▶ [Short exercise]: Each line in the material below, starting at the one with "Emit a Python" and ending at the one with "x0=i / n, x1=i", is to be reproduced exactly; no picture is to be copied.

▶ [Exercise input]:

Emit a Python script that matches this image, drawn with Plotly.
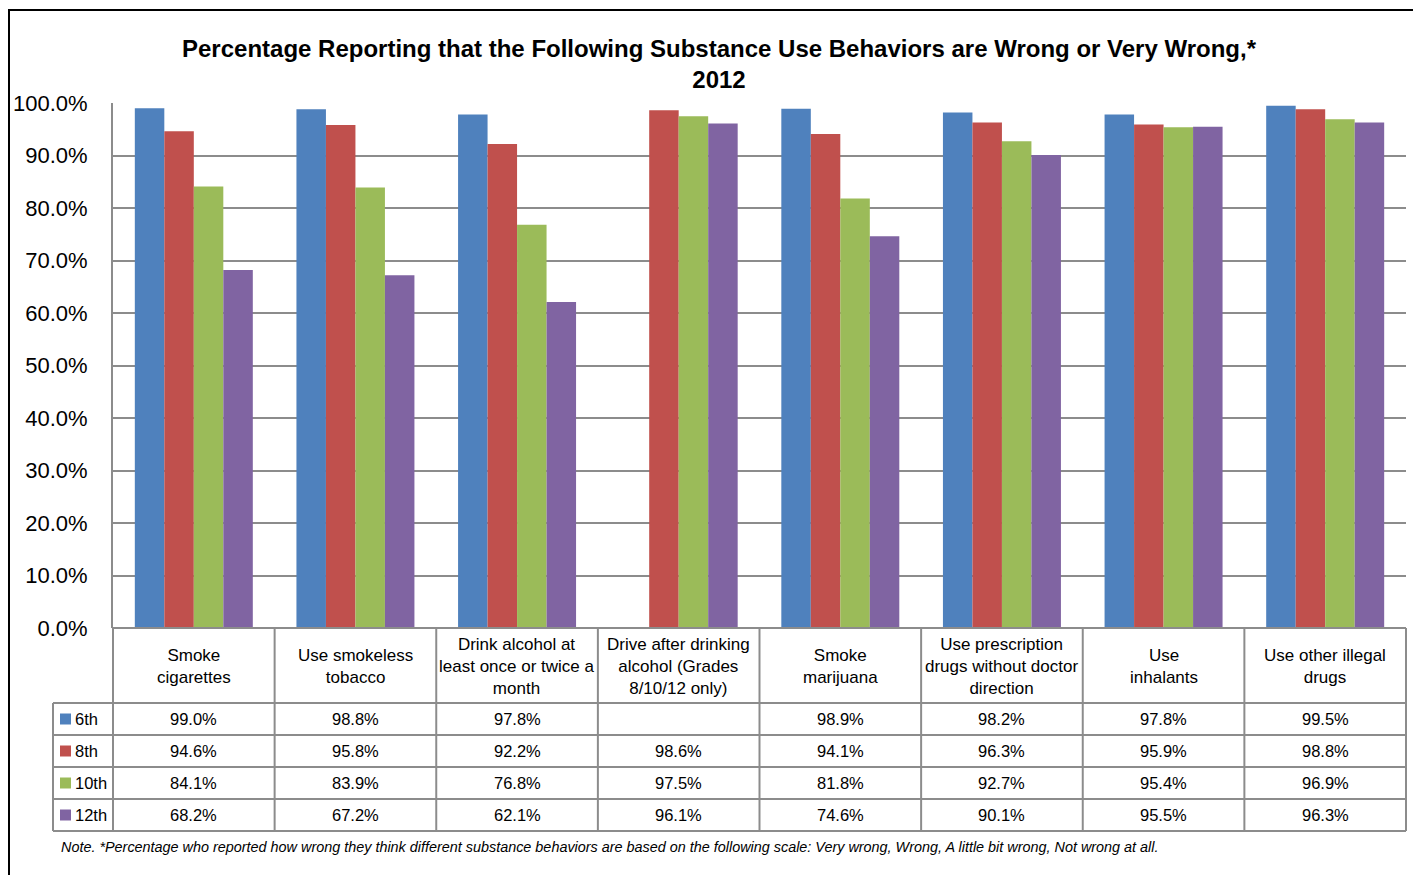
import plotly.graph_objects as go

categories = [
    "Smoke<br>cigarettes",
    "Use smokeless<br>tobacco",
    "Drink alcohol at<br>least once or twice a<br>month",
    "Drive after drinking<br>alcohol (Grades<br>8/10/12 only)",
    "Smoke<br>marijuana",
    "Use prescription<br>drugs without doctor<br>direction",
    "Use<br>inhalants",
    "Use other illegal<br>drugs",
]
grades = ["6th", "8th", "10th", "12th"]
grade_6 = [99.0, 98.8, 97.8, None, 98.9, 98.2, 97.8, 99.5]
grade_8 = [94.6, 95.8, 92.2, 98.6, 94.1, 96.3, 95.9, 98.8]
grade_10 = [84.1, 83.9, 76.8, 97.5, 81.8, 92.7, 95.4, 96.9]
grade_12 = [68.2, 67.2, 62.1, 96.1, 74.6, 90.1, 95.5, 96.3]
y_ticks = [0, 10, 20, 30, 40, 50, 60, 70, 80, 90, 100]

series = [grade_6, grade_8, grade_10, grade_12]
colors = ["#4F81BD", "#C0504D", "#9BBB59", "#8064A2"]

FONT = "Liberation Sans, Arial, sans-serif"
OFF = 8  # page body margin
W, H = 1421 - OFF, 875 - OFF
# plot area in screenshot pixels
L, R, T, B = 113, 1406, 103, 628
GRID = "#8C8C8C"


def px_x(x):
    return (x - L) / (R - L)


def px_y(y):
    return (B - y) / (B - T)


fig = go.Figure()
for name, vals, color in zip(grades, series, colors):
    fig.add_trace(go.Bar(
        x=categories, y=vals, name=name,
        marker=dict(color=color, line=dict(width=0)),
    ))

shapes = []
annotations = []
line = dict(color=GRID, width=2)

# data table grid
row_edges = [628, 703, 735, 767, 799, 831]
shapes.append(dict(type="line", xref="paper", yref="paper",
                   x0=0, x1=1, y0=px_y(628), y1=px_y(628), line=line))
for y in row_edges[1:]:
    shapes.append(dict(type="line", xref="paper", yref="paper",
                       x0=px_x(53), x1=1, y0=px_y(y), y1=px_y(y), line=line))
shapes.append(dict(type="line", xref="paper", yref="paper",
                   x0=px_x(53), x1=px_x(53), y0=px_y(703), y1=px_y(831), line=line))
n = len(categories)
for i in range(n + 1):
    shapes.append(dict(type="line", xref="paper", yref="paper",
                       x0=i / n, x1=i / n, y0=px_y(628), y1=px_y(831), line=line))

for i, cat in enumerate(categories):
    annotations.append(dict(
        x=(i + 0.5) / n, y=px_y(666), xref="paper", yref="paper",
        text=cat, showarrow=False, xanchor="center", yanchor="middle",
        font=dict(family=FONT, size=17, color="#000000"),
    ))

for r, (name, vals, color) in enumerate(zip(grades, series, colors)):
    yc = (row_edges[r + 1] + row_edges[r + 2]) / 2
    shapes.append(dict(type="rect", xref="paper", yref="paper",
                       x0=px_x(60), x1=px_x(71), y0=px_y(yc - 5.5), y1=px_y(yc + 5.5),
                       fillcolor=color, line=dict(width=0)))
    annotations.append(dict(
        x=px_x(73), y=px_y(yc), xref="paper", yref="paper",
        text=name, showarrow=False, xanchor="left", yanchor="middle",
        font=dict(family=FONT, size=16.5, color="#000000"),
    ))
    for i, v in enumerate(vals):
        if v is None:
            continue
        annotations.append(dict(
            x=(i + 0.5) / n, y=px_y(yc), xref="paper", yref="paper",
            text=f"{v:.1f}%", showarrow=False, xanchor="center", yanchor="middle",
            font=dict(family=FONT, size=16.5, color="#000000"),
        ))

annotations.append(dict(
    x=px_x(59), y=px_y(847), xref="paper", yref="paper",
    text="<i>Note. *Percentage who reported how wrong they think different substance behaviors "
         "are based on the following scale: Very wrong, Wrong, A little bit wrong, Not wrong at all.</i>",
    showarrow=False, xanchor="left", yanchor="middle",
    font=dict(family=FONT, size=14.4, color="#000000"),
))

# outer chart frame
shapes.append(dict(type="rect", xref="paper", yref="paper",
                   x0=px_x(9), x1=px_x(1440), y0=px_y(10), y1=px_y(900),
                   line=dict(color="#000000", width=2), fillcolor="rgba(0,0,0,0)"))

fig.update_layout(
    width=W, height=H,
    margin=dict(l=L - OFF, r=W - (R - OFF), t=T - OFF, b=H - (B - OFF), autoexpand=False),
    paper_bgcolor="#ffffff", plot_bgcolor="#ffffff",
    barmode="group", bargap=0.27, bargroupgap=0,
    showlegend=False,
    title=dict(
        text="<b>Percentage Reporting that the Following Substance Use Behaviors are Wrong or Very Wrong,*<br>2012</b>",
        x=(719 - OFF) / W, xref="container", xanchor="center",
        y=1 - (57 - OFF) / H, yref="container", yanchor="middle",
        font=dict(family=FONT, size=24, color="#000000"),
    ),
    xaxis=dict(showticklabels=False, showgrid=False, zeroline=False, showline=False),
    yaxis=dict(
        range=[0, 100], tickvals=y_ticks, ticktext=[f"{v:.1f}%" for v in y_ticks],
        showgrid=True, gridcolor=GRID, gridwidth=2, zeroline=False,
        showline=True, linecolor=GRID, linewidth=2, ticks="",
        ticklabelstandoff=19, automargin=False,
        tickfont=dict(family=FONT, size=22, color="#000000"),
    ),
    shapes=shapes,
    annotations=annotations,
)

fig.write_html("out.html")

==

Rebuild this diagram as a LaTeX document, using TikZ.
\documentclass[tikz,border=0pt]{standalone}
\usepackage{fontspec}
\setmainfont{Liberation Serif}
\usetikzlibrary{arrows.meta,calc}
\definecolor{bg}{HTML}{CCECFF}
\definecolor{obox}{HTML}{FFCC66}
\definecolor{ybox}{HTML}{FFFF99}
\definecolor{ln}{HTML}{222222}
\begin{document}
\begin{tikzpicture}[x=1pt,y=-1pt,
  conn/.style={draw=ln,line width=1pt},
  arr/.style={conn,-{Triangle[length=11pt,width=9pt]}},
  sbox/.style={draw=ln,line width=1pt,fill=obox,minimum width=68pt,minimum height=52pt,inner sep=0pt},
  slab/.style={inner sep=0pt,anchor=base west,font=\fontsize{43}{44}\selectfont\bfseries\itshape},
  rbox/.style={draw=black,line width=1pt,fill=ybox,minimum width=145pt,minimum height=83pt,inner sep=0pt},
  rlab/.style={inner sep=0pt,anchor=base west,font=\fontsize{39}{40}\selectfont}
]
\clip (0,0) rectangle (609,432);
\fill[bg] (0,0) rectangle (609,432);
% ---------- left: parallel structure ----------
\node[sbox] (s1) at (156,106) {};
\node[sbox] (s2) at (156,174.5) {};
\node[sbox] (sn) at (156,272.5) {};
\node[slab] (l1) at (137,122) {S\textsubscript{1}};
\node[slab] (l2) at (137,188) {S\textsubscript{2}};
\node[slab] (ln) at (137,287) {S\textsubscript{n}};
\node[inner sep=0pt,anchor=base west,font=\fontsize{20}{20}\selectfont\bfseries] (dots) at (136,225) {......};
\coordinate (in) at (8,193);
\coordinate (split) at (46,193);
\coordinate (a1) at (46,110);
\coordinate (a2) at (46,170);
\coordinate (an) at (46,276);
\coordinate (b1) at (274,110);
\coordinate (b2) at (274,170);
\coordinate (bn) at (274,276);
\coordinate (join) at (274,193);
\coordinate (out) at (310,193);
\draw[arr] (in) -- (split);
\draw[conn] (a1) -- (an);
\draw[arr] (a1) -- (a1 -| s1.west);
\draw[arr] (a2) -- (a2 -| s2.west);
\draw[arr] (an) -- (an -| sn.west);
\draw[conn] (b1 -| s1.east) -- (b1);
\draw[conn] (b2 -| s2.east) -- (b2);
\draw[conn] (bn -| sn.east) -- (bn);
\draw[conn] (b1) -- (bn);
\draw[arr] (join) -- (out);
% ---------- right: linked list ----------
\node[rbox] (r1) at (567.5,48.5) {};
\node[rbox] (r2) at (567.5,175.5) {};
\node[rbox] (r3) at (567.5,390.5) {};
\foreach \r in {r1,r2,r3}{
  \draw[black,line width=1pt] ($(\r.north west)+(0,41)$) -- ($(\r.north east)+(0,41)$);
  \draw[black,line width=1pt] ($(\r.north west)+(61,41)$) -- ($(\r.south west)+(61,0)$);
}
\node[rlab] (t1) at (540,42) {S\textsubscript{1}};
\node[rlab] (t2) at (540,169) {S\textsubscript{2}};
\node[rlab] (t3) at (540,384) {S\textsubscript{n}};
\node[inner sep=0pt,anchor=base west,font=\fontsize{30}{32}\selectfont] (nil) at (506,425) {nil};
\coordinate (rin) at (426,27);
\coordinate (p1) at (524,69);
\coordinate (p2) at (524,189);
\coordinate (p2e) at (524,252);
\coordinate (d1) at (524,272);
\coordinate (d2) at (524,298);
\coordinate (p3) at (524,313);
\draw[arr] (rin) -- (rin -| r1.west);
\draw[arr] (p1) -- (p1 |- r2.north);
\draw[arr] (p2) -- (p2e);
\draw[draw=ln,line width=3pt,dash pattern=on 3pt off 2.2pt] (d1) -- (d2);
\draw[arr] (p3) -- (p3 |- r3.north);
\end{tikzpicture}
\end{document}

▶ [Written solution]:
Emit a Python script that matches this image, drawn with Plotly.
import plotly.graph_objects as go

categories = [
    "Smoke<br>cigarettes",
    "Use smokeless<br>tobacco",
    "Drink alcohol at<br>least once or twice a<br>month",
    "Drive after drinking<br>alcohol (Grades<br>8/10/12 only)",
    "Smoke<br>marijuana",
    "Use prescription<br>drugs without doctor<br>direction",
    "Use<br>inhalants",
    "Use other illegal<br>drugs",
]
grades = ["6th", "8th", "10th", "12th"]
grade_6 = [99.0, 98.8, 97.8, None, 98.9, 98.2, 97.8, 99.5]
grade_8 = [94.6, 95.8, 92.2, 98.6, 94.1, 96.3, 95.9, 98.8]
grade_10 = [84.1, 83.9, 76.8, 97.5, 81.8, 92.7, 95.4, 96.9]
grade_12 = [68.2, 67.2, 62.1, 96.1, 74.6, 90.1, 95.5, 96.3]
y_ticks = [0, 10, 20, 30, 40, 50, 60, 70, 80, 90, 100]

series = [grade_6, grade_8, grade_10, grade_12]
colors = ["#4F81BD", "#C0504D", "#9BBB59", "#8064A2"]

FONT = "Liberation Sans, Arial, sans-serif"
OFF = 8  # page body margin
W, H = 1421 - OFF, 875 - OFF
# plot area in screenshot pixels
L, R, T, B = 113, 1406, 103, 628
GRID = "#8C8C8C"


def px_x(x):
    return (x - L) / (R - L)


def px_y(y):
    return (B - y) / (B - T)


fig = go.Figure()
for name, vals, color in zip(grades, series, colors):
    fig.add_trace(go.Bar(
        x=categories, y=vals, name=name,
        marker=dict(color=color, line=dict(width=0)),
    ))

shapes = []
annotations = []
line = dict(color=GRID, width=2)

# data table grid
row_edges = [628, 703, 735, 767, 799, 831]
shapes.append(dict(type="line", xref="paper", yref="paper",
                   x0=0, x1=1, y0=px_y(628), y1=px_y(628), line=line))
for y in row_edges[1:]:
    shapes.append(dict(type="line", xref="paper", yref="paper",
                       x0=px_x(53), x1=1, y0=px_y(y), y1=px_y(y), line=line))
shapes.append(dict(type="line", xref="paper", yref="paper",
                   x0=px_x(53), x1=px_x(53), y0=px_y(703), y1=px_y(831), line=line))
n = len(categories)
for i in range(n + 1):
    shapes.append(dict(type="line", xref="paper", yref="paper",
                       x0=i / n, x1=i / n, y0=px_y(628), y1=px_y(831), line=line))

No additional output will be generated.